Lesson 71

No Longer Flesh

"Blessed be those who believe though they have never seen me."
John 20:29 (Moffatt Translation)

The Apostle Thomas thought his brethren had been too easily convinced that they had seen Jesus. He felt more proof was needed and said he would believe it only if he felt the nail prints in Jesus’ hands and the spear wound in his side.

It was very important that the disciples believe that Jesus had been resurrected so they would have a basis for their faith. Most of the disciples realized that Jesus was with them by the tone of his voice or his manner of "breaking bread" (eating) or praying.

One evening they were gathered together when Jesus suddenly appeared in their midst saying, "Peace be unto you." This time he looked like the Jesus they had known. He told them to touch him and he ate with them. This put them at their ease. He was able to explain many scriptures and reviewed the prophecies he had fulfilled. He showed them the reason and necessity for his miracles and his death (Luke 24:33-48).

He told Thomas to be convinced that it was he, Jesus, but also said that those who believed without those proofs were more blessed. Jesus appeared to his followers three times on his resurrection day and five times more during the next thirty-nine days. They realized Jesus had indeed risen and was now a spirit being, "highly exalted" (Philippians 2:9).

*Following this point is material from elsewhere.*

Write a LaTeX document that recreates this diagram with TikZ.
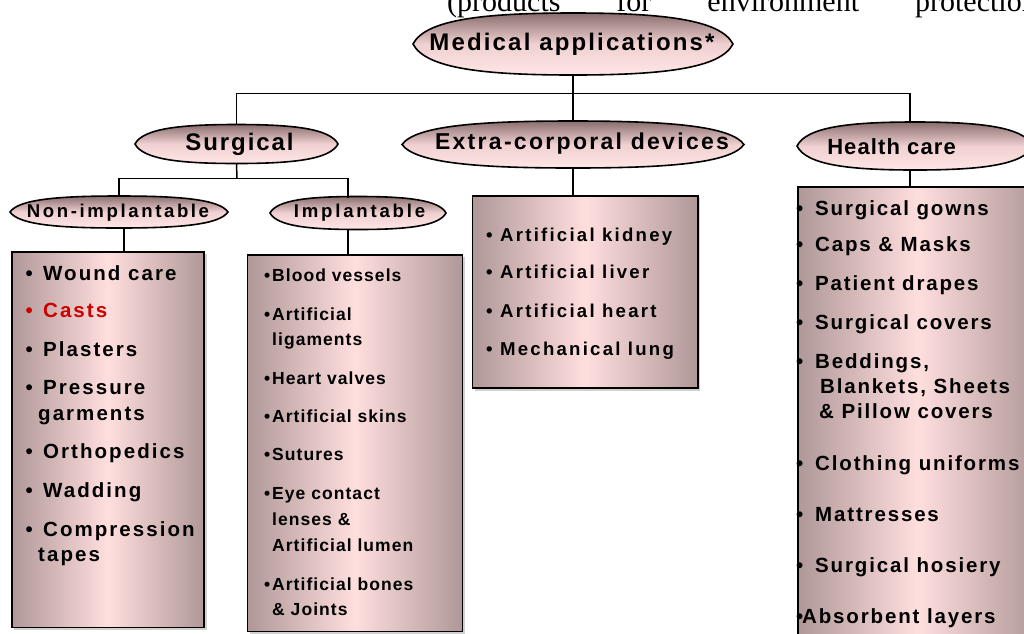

Judas Iscariot had been a traitor and thus lost his position as one of the twelve apostles. The word apostle means "one who is sent forth" or "a messenger." All the true followers of Jesus can be called apostles for they are sent forth to preach the good news of the kingdom to all nations. But there were to be twelve who were especially chosen to be apostles. Saul of Tarsus was selected to take the place of Judas.

After Pentecost, Jesus went to be with his Heavenly Father. Saul was on his way to Damascus when the glorified Jesus appeared to him. His glory and brightness were so overwhelming that it left Saul blinded. His name was later changed to Paul.

In a vision, the Lord spoke to Ananias (a disciple in Damascus) to go to Paul and explain to him the Lord’s message, saying that Paul was to be a "chosen vessel," that is, chosen by God to become an apostle. As Ananias ministered to Paul the "scales" fell from his eyes and he could see, although never as well as before (Acts 9:18). Paul had been doing everything he could to destroy Christianity, but now was ready to lay down his life to serve the Lord Jesus Christ.